Some of Nature's strange ways are exhibited in the interrelation of insects and fires in tree-killing. It is common for the attack of one of these tree-enemies to open the way for the depredations of the other. The trees that insects kill quickly become dry and inflammable and ready kindling for the forest fire. On the other hand, the injuries that green trees often receive from forest fires render them most susceptible to the attacks of insects.
This interrelation—almost coöperation—between these arch-enemies of the forest was impressed upon me during my early tree studies. One day I enjoyed a splendid forest sea from the summit of a granite crag that pierced this purple expanse. Near the crag a few clumps of trees stood out conspicuous in robes of sear yellow brown. Unable to account for this coloring of their needles, I went down and looked them over. The trees had recently been killed by insects. They were Western yellow pine, and their needles, changed to greenish yellow, still clung to them. In each clump of these pines there were several stunted or deformed trees, or trees that showed a recent injury. The stunted and injured trees in these clumps were attacked and killed by beetles the summer before my visit. In these injured trees the beetles had multiplied, and they emerged the following summer and made a deadly attack upon the surrounding vigorous trees. Although this latter attack was made only a month or two before my arrival, the trees were already dead and their needles had changed to a sickly greenish yellow. Amid one of these clumps was a veteran yellow pine that lightning had injured a few years before. Beetles attacked and killed this old pine about a year before I appeared upon the scene. It was the only tree in this now dead clump that was attacked on that first occasion; but some weeks before my visit the beetles in multiplied numbers swarmed forth from it and speedily killed the sound neighboring trees.

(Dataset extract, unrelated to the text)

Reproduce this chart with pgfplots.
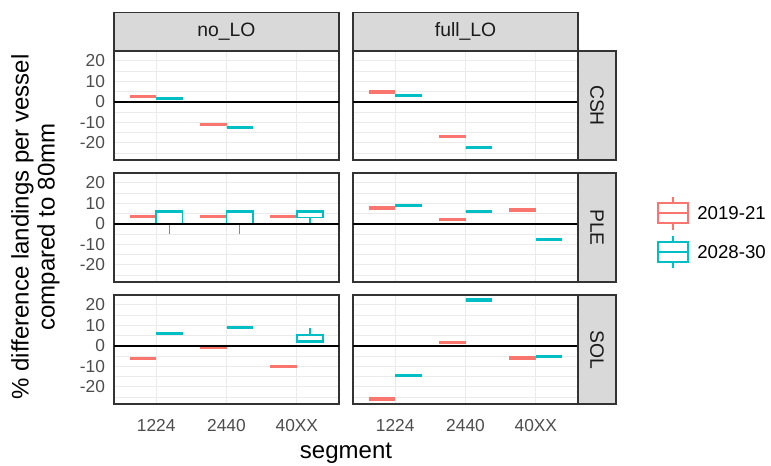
\documentclass[border=0pt]{standalone}
\usepackage{fontspec}
\setmainfont{Liberation Sans}
\usepackage{pgfplots}
\pgfplotsset{compat=1.18}
\usepgfplotslibrary{statistics}
\definecolor{c1}{HTML}{F8766D}
\definecolor{c2}{HTML}{00BFC4}
\definecolor{grey92}{HTML}{EBEBEB}
\definecolor{grey20}{HTML}{333333}
\definecolor{grey30}{HTML}{4D4D4D}
\definecolor{grey85}{HTML}{D9D9D9}
\definecolor{grey10}{HTML}{1A1A1A}
\pgfplotsset{
  panel/.style={scale only axis, width=168.75pt, height=81.75pt, anchor=north west,
    xmin=0.4, xmax=3.6, ymin=-28.4, ymax=24.8,
    xtick={1,2,3}, ytick={-20,-10,0,10,20}, minor ytick={-25,-15,-5,5,15},
    xticklabels={}, yticklabels={},
    grid=both, major grid style={color=grey92, line width=0.9pt},
    minor grid style={color=grey92, line width=0.5pt},
    axis line style={grey20, line width=0.8pt},
    tick align=outside, major tick length=3.75pt, minor tick length=0pt,
    xtick pos=bottom, ytick pos=left,
    xtick style={draw=none}, ytick style={draw=none},
    boxplot/draw direction=y,
    boxplot/box extend=0.375, boxplot/whisker extend=0,
    boxplot/every median/.style={line width=2.6pt}},
  leftcol/.style={yticklabels={-20,-10,0,10,20}, ytick style={grey20, line width=0.8pt},
    yticklabel style={font=\fontsize{13}{14}\selectfont, text=grey30, xshift=0.5pt}},
  bottomrow/.style={xticklabels={1224,2440,40XX}, xtick style={grey20, line width=0.8pt},
    xticklabel style={font=\fontsize{13}{14}\selectfont, text=grey30, yshift=-4.3pt}},
  rb/.style={draw=c1, fill=white, line width=1.2pt, mark=none},
  cb/.style={draw=c2, fill=white, line width=1.2pt, mark=none},
}
% #1 style, #2 position, #3 lower whisker, #4 lower quartile, #5 median, #6 upper quartile, #7 upper whisker
\newcommand{\bx}[7]{\addplot[#1, boxplot prepared={draw position=#2, lower whisker=#3, lower quartile=#4, median=#5, upper quartile=#6, upper whisker=#7}] coordinates {};}
\newcommand{\zero}{\addplot[black, line width=1.25pt] coordinates {(0.4,0) (3.6,0)};}
\begin{document}
\begin{tikzpicture}
\useasboundingbox (0,0) rectangle (578.25pt,-349.5pt);
% ---------- CSH no_LO
\begin{axis}[panel, leftcol, at={(85.5pt,-38.25pt)}]
\bx{rb}{0.8125}{2.7}{2.7}{2.7}{2.7}{2.7}
\bx{cb}{1.1875}{1.6}{1.6}{1.6}{1.6}{1.6}
\bx{rb}{1.8125}{-11.1}{-11.1}{-11.1}{-11.1}{-11.1}
\bx{cb}{2.1875}{-12.6}{-12.6}{-12.6}{-12.6}{-12.4}
\zero
\end{axis}
% ---------- CSH full_LO
\begin{axis}[panel, at={(264.75pt,-38.25pt)}]
\bx{rb}{0.8125}{4.8}{4.8}{4.8}{4.8}{4.8}
\bx{cb}{1.1875}{3.2}{3.2}{3.2}{3.2}{3.2}
\bx{rb}{1.8125}{-16.9}{-16.9}{-16.9}{-16.9}{-16.9}
\bx{cb}{2.1875}{-22.4}{-22.4}{-22.4}{-22.4}{-21.8}
\zero
\end{axis}
% ---------- PLE no_LO
\begin{axis}[panel, leftcol, at={(85.5pt,-129.75pt)}]
\bx{rb}{0.8125}{3.5}{3.5}{3.5}{3.5}{3.5}
\bx{cb}{1.1875}{-5.2}{0}{6.0}{6.4}{6.4}
\bx{rb}{1.8125}{3.5}{3.5}{3.5}{3.5}{3.5}
\bx{cb}{2.1875}{-5.2}{0}{6.0}{6.4}{6.4}
\bx{rb}{2.8125}{3.5}{3.5}{3.5}{3.5}{3.5}
\bx{cb}{3.1875}{0.3}{3.0}{6.0}{6.5}{6.5}
\zero
\end{axis}
% ---------- PLE full_LO
\begin{axis}[panel, at={(264.75pt,-129.75pt)}]
\bx{rb}{0.8125}{7.7}{7.7}{7.7}{7.7}{7.7}
\bx{cb}{1.1875}{8.9}{8.9}{8.9}{8.9}{8.9}
\bx{rb}{1.8125}{2.1}{2.1}{2.1}{2.1}{2.1}
\bx{cb}{2.1875}{6.0}{6.0}{6.0}{6.0}{6.0}
\bx{rb}{2.8125}{6.8}{6.8}{6.8}{6.8}{6.8}
\bx{cb}{3.1875}{-7.7}{-7.7}{-7.7}{-7.7}{-7.7}
\zero
\end{axis}
% ---------- SOL no_LO
\begin{axis}[panel, leftcol, bottomrow, at={(85.5pt,-221.25pt)}]
\bx{rb}{0.8125}{-6.1}{-6.1}{-6.1}{-6.1}{-6.1}
\bx{cb}{1.1875}{6.0}{6.0}{6.0}{6.0}{6.0}
\bx{rb}{1.8125}{-0.6}{-0.6}{-0.6}{-0.6}{-0.6}
\bx{cb}{2.1875}{9.0}{9.0}{9.0}{9.0}{9.0}
\bx{rb}{2.8125}{-10.2}{-10.2}{-10.2}{-10.2}{-10.2}
\bx{cb}{3.1875}{1.6}{1.6}{2.2}{5.2}{8.7}
\zero
\end{axis}
% ---------- SOL full_LO
\begin{axis}[panel, bottomrow, at={(264.75pt,-221.25pt)}]
\bx{rb}{0.8125}{-26.0}{-26.0}{-26.0}{-26.0}{-26.0}
\bx{cb}{1.1875}{-14.5}{-14.5}{-14.5}{-14.5}{-14.5}
\bx{rb}{1.8125}{1.6}{1.6}{1.6}{1.6}{1.6}
\bx{cb}{2.1875}{22.3}{22.3}{22.3}{22.3}{22.3}
\bx{rb}{2.8125}{-6.0}{-6.0}{-6.0}{-6.0}{-6.0}
\bx{cb}{3.1875}{-5.3}{-5.3}{-5.3}{-5.3}{-4.3}
\zero
\end{axis}
% ---------- strips
\begin{scope}[every node/.style={font=\fontsize{14.5}{16}\selectfont, text=grey10}]
\draw[grey20, fill=grey85, line width=0.8pt] (85.5pt,-9.375pt) rectangle (254.25pt,-38.25pt);
\node at (169.875pt,-23.8pt) {no\_LO};
\draw[grey20, fill=grey85, line width=0.8pt] (264.75pt,-9.375pt) rectangle (433.5pt,-38.25pt);
\node at (349.125pt,-23.8pt) {full\_LO};
\draw[grey20, fill=grey85, line width=0.8pt] (433.5pt,-38.25pt) rectangle (462pt,-120pt);
\node[rotate=-90] at (447.75pt,-79.125pt) {CSH};
\draw[grey20, fill=grey85, line width=0.8pt] (433.5pt,-129.75pt) rectangle (462pt,-211.5pt);
\node[rotate=-90] at (447.75pt,-170.625pt) {PLE};
\draw[grey20, fill=grey85, line width=0.8pt] (433.5pt,-221.25pt) rectangle (462pt,-303pt);
\node[rotate=-90] at (447.75pt,-262.125pt) {SOL};
\end{scope}
% ---------- axis titles
\node[font=\fontsize{18}{19.5}\selectfont, anchor=base] at (259.5pt,-344.25pt) {segment};
\node[font=\fontsize{18}{19.5}\selectfont, rotate=90, align=center] at (26.5pt,-170.25pt) {\% difference landings per vessel\\compared to 80mm};
% ---------- legend
\begin{scope}[line width=1.1pt]
\draw[c1] (504.75pt,-147.75pt) -- (504.75pt,-152.25pt) (504.75pt,-167.25pt) -- (504.75pt,-172.5pt);
\draw[c1, fill=white] (493.5pt,-152.25pt) rectangle (516pt,-167.25pt);
\draw[c1] (493.5pt,-159.75pt) -- (516pt,-159.75pt);
\draw[c2] (504.75pt,-177pt) -- (504.75pt,-181.5pt) (504.75pt,-196.5pt) -- (504.75pt,-201pt);
\draw[c2, fill=white] (493.5pt,-181.5pt) rectangle (516pt,-196.5pt);
\draw[c2] (493.5pt,-189pt) -- (516pt,-189pt);
\end{scope}
\node[font=\fontsize{14}{15}\selectfont, anchor=west, inner sep=0pt] at (522.75pt,-159.75pt) {2019-21};
\node[font=\fontsize{14}{15}\selectfont, anchor=west, inner sep=0pt] at (522.75pt,-189pt) {2028-30};
\end{tikzpicture}
\end{document}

These conclusions were gathered from the condition of the trees themselves together with a knowledge of beetle habits. Not a beetle could be found in the lightning-injured pine, and its needles were dry and yellow. The near-by dead pines were full of beetles and their eggs; the needles, of a greenish yellow, were slightly tough and still contained a little sap.
While I was in camp one evening, in the midst of these tree studies, the veteran pine, now dead, was again struck by lightning. As everything was drenched with rain, there appeared to be no likelihood of fire. However, the following morning the old pine was ablaze. In extinguishing the fire I found that it had started at the base of the tree at a point where the bolt had descended and entered the earth. At this place there was an accumulation of bark-bits from the trunk, together with fallen twigs and needles from the dead tree-top. Thus a dead, inflammable tree in the woods is kindling which at any moment may become a torch and set fire to the surrounding green forest. Although fires frequently sweep through and destroy a green forest, they commonly have their start among dead trees or trash.
The pine beetle just mentioned attacks and burrows into trees for the purpose of laying its eggs therein. When few in number they confine their attacks to trees of low vitality,—those that will easily succumb to their attack. The speedy death of the tree and the resultant chemical change in its sap appear to be necessary for the well-being of the deposited eggs or the youngsters that emerge from them. When these beetles are numerous they freely attack and easily kill the most vigorous of trees.
The pine beetle is one of a dozen species of bark beetles that are grouped under a name that means "killer of trees." Each year they kill many acres of forest, and almost every year some one depredation extends over several thousand acres. The way of each species is similar to that of the others. The beetles of each species vary in length from a tenth to a fifth of an inch. They migrate in midsummer, at the time of the principal attack. Swarming over the tree, they at once bore into and through the bark. Here short transverse or vertical galleries are run, and in these the eggs are laid.
In a short time the eggs hatch into grubs, and these at once start to feed upon the inner bark at right angles to the galleries, extending to right and left around the tree. It does not require many of them to girdle the tree. Commonly the tree is dead in two months or less. All these little animals remain in the tree until late spring or early summer, when they emerge in multiplied swarms and repeat the deadly work in other trees.
The depredations of these insects are enormous. During the early eighties the Southern pine beetle ruined several thousand acres of pines in Texas. Ten years later, 1890-92, it swarmed through western North Carolina, Virginia, and West Virginia to southern Pennsylvania and over an area aggregating seventy-five thousand square miles, and killed pines of all species and ages, leaving but few alive. Within the past few years the mountain and Western pine beetles have ruined a one-hundred-thousand-acre lodge-pole pine tract in northeastern Oregon, destroying not less than ninety per cent of the stand. During the past decade the Black Hills beetle has been active over the Rocky Mountains, where in some districts it has destroyed from ten to eighty per cent of the Western yellow pines. In the Black Hills the forests over several thousand square miles are ruined.
These bug-killed trees deteriorate rapidly. In most cases a beetle-killed pine is pretty well rotted in five years and usually falls to pieces in less than a decade. Borers attack upon the heels of the beetles, and the holes made by the beetles admit water and fungi into the wood. This rapidly reduces the wood to a punky, rotten mass.
One day in Colorado I tore a number of wind-wrecked, bug-killed trees to pieces and was busily engaged examining the numerous population of grubs and borers, when some robins and other birds discovered the feast, collected, and impatiently awaited their turn. Perceiving the situation, I dragged a fragment of a log to one side for examination while the birds assembled to banquet and dispute.